キッズドアでは高校受験対策の勉強を教えたり、中退を防止するために学習スペースを提供したり、食事を提供しています。渡辺さんの言葉で印象的だったのは、親となる世代が「子供を持つことは贅沢」と考えていたり、支援する子供が「大学生を初めて見た」といっていたことです。自分たちの生活で生きることに精一杯であれば、子供を持つ余裕などないことは自明です。

国や地方自治体は子供を産んだ世帯に支援をしたり、まして三人以上子供を持ったら支援をするという発想はかなりずれていることは明白です。子供を持っても生活できるという安心感が必要であり、三人以上なんて論外です。本来キッズドアがやっている支援事業は国や地方自治体がすべきなのに、その義務を放棄しているようにすら思います。

国レベルにとって教育とは投資であり、未来への希望です。それをないがしろにする国家は必ず衰退します。そもそも日本の教育に対する公的支出額はOECDの中でも下位にあります。学力が下がったと嘆かれますが、投資額が少ないのなら当然です。むしろ低予算にも関わらず現場の先生方の努力が見えます。

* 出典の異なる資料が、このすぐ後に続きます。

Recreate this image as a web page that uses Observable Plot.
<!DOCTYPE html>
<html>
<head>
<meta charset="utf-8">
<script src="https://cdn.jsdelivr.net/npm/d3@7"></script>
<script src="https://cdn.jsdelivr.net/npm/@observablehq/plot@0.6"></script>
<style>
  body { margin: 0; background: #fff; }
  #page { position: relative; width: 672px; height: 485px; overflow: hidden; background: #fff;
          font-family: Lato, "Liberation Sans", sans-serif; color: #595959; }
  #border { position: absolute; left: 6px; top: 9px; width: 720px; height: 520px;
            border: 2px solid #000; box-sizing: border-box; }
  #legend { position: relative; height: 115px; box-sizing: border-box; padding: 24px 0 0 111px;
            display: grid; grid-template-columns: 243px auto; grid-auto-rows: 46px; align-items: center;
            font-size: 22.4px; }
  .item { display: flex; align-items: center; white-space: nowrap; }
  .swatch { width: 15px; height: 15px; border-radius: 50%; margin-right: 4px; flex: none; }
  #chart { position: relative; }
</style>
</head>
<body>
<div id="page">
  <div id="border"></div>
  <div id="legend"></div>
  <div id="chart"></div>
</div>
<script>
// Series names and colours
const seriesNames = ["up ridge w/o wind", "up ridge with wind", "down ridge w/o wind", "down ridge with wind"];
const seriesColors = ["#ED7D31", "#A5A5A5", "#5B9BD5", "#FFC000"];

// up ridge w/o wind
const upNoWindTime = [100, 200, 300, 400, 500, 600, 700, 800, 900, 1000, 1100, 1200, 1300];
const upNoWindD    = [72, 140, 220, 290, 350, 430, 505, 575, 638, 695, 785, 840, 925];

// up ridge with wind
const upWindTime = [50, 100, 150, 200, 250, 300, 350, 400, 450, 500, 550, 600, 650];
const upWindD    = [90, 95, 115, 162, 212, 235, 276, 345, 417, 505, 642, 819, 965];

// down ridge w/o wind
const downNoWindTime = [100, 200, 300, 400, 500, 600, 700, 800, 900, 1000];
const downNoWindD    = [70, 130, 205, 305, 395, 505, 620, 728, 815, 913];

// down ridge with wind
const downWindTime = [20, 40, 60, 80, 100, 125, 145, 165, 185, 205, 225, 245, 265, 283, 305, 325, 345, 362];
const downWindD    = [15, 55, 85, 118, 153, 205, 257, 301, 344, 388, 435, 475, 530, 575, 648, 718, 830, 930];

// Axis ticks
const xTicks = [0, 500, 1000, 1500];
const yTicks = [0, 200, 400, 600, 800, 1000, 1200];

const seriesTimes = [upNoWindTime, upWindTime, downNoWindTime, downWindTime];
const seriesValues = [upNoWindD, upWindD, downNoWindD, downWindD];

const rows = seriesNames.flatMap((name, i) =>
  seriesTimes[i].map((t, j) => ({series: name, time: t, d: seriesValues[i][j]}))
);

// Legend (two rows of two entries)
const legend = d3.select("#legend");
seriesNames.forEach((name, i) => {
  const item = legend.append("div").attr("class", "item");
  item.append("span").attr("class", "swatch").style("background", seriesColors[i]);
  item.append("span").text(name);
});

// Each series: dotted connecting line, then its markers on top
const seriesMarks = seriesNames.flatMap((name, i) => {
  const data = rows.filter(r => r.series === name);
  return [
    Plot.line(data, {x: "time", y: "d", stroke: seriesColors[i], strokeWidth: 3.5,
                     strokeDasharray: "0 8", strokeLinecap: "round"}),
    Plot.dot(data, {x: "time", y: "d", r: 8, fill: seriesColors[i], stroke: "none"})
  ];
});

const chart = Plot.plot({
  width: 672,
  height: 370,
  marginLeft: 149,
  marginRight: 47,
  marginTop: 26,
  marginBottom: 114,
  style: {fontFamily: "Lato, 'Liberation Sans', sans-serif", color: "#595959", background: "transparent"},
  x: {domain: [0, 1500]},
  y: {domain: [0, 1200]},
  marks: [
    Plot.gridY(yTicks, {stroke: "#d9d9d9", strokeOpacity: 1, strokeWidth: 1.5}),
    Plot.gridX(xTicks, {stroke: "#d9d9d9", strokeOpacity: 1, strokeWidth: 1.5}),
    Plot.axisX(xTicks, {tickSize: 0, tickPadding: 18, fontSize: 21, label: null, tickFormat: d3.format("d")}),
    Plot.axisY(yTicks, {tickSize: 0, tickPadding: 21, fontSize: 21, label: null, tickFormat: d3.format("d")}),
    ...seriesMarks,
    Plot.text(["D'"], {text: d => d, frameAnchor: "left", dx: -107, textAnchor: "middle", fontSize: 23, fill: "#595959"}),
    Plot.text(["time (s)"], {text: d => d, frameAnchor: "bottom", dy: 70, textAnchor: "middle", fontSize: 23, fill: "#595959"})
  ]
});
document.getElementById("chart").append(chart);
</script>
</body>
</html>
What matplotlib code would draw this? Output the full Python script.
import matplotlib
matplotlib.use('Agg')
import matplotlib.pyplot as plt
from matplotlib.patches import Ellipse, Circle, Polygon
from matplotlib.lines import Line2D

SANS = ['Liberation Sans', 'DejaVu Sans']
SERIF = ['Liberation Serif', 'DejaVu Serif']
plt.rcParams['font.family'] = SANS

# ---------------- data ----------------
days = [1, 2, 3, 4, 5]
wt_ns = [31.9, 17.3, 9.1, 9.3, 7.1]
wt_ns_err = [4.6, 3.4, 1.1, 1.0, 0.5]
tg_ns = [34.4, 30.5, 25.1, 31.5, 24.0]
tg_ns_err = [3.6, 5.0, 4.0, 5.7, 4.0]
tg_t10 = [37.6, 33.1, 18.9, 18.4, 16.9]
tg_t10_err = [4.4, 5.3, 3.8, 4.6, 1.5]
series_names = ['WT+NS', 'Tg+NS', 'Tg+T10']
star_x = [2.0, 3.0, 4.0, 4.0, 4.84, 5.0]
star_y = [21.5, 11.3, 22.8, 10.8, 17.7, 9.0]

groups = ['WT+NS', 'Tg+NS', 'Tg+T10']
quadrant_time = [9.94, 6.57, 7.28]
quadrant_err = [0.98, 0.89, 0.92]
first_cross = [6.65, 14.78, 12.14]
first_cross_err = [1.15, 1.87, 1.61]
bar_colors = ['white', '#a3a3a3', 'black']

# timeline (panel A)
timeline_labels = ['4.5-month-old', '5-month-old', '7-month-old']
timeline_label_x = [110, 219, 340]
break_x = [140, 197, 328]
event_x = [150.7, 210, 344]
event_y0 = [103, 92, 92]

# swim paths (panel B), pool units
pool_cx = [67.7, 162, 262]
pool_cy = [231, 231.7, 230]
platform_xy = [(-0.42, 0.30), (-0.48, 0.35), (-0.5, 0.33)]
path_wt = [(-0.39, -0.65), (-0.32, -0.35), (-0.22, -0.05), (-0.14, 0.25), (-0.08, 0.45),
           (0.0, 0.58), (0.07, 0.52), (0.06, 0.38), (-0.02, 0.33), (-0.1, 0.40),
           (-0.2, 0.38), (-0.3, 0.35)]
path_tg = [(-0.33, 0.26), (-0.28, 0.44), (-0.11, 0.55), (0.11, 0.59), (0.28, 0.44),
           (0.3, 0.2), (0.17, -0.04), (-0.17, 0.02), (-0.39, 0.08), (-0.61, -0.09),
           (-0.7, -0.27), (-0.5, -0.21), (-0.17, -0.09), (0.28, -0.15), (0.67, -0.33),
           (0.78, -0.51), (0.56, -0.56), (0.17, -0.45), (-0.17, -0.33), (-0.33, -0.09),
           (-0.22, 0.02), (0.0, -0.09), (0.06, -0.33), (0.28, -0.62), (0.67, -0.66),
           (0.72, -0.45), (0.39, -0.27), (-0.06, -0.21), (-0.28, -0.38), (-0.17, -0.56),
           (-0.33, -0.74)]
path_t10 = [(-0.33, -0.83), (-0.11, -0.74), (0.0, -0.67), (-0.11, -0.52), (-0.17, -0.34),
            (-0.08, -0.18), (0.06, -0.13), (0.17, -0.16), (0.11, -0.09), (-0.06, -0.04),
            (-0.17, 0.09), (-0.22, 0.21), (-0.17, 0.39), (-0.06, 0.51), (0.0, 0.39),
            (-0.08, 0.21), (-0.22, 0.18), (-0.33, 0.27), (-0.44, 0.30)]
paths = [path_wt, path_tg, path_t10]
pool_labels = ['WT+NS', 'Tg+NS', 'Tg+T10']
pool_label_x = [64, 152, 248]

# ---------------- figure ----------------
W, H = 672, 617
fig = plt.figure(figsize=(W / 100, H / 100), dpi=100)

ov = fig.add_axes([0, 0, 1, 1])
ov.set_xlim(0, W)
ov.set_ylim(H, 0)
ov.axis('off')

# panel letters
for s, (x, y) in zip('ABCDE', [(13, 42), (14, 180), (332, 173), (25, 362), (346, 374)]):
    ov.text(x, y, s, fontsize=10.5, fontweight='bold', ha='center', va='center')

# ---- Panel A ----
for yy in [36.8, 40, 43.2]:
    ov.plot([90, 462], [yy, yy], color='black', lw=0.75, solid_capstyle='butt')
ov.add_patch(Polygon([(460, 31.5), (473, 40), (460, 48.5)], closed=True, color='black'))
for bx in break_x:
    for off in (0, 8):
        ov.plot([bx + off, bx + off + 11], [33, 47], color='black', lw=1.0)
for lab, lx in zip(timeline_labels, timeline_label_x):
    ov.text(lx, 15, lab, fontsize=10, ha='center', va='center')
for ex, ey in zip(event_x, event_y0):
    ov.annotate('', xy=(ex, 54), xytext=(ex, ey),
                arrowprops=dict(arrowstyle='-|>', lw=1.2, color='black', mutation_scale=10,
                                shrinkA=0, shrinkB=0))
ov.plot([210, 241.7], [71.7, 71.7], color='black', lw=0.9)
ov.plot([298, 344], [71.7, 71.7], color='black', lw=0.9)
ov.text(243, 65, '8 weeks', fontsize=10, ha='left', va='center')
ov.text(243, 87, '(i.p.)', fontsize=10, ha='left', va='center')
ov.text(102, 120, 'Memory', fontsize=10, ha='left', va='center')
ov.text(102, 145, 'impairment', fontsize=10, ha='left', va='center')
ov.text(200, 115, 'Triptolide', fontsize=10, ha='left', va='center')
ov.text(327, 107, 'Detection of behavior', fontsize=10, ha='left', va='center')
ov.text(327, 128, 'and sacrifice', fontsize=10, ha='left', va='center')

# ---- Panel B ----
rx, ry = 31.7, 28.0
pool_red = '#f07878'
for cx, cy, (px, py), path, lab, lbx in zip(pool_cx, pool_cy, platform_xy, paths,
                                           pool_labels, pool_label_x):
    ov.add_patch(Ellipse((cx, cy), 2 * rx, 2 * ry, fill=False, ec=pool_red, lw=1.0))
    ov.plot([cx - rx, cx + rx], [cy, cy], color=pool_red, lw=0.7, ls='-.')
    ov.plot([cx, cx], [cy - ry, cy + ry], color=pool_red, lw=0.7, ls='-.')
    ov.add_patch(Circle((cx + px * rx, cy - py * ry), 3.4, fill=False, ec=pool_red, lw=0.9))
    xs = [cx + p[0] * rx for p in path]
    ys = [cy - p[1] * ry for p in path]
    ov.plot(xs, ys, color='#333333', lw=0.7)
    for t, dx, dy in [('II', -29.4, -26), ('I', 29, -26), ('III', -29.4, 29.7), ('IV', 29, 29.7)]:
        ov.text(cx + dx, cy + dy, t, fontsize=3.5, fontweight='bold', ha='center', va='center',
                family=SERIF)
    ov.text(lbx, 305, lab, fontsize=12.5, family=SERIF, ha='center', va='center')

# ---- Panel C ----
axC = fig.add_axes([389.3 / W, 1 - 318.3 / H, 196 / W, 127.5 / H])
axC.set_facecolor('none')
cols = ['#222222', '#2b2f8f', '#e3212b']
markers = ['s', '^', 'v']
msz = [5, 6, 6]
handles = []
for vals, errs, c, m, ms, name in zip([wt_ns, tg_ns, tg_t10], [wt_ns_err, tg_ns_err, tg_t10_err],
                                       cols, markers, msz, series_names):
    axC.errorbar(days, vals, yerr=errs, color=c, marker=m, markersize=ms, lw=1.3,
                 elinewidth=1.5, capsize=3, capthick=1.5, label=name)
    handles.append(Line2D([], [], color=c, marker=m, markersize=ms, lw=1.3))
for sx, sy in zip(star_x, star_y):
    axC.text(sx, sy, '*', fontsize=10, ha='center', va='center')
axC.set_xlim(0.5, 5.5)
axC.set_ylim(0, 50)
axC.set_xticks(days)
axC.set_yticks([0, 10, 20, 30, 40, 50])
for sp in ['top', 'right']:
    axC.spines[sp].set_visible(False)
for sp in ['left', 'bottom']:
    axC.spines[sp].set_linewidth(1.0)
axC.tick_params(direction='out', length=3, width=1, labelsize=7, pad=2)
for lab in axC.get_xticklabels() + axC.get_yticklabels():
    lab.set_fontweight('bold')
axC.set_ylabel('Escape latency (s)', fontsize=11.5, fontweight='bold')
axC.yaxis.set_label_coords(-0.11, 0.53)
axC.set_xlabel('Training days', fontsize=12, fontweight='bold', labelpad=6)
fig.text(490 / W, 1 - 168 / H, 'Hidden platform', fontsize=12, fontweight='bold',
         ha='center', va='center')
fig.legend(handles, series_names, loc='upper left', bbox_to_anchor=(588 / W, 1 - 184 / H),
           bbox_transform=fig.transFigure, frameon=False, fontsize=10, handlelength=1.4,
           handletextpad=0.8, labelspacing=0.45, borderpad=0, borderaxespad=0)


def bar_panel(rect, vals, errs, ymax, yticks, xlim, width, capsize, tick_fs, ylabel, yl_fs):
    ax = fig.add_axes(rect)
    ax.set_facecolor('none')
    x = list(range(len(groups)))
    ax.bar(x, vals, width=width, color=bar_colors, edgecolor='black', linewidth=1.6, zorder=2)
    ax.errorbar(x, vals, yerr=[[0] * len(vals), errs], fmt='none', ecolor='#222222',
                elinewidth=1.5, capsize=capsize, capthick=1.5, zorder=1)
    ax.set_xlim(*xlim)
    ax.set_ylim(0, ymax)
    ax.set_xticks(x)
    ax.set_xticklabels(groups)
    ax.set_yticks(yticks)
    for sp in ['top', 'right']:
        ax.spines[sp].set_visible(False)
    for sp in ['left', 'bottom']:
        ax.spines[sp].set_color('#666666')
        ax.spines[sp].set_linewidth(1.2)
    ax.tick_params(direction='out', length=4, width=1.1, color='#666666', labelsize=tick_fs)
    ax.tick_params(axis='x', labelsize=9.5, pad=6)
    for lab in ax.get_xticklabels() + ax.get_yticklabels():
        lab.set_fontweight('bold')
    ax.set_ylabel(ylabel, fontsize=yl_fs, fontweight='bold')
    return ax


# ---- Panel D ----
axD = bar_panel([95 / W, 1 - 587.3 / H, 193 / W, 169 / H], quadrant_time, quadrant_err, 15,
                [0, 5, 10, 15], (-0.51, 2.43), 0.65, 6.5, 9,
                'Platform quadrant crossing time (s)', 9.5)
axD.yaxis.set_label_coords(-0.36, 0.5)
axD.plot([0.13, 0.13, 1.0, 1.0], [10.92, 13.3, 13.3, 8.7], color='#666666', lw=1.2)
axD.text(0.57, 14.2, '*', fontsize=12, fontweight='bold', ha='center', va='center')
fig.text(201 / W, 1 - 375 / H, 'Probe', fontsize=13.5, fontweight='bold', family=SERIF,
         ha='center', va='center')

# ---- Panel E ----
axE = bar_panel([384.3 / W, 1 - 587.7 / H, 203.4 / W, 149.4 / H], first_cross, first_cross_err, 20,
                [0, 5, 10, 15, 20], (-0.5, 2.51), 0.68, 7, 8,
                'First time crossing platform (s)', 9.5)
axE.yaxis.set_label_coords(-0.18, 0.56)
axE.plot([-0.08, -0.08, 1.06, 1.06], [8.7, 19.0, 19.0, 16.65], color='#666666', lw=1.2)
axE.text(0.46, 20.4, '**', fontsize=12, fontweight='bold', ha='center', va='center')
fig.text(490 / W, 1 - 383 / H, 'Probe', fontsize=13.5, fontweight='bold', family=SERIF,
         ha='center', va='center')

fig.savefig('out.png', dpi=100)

個人的に貧困に関して思うことは、お偉いさん方は一億総中流という過去の幻想に束縛されているのではないかと思います。一般家庭ならこれくらいの金を支払える、一般家庭なら子供に普通の躾ができる、一般家庭なら栄養のある食事ができる等等。中流から弾かれた人は見ない、相手にしない、自己責任など、そういう意識があるのではないかと思います。見たくない現実こそ見るべきです。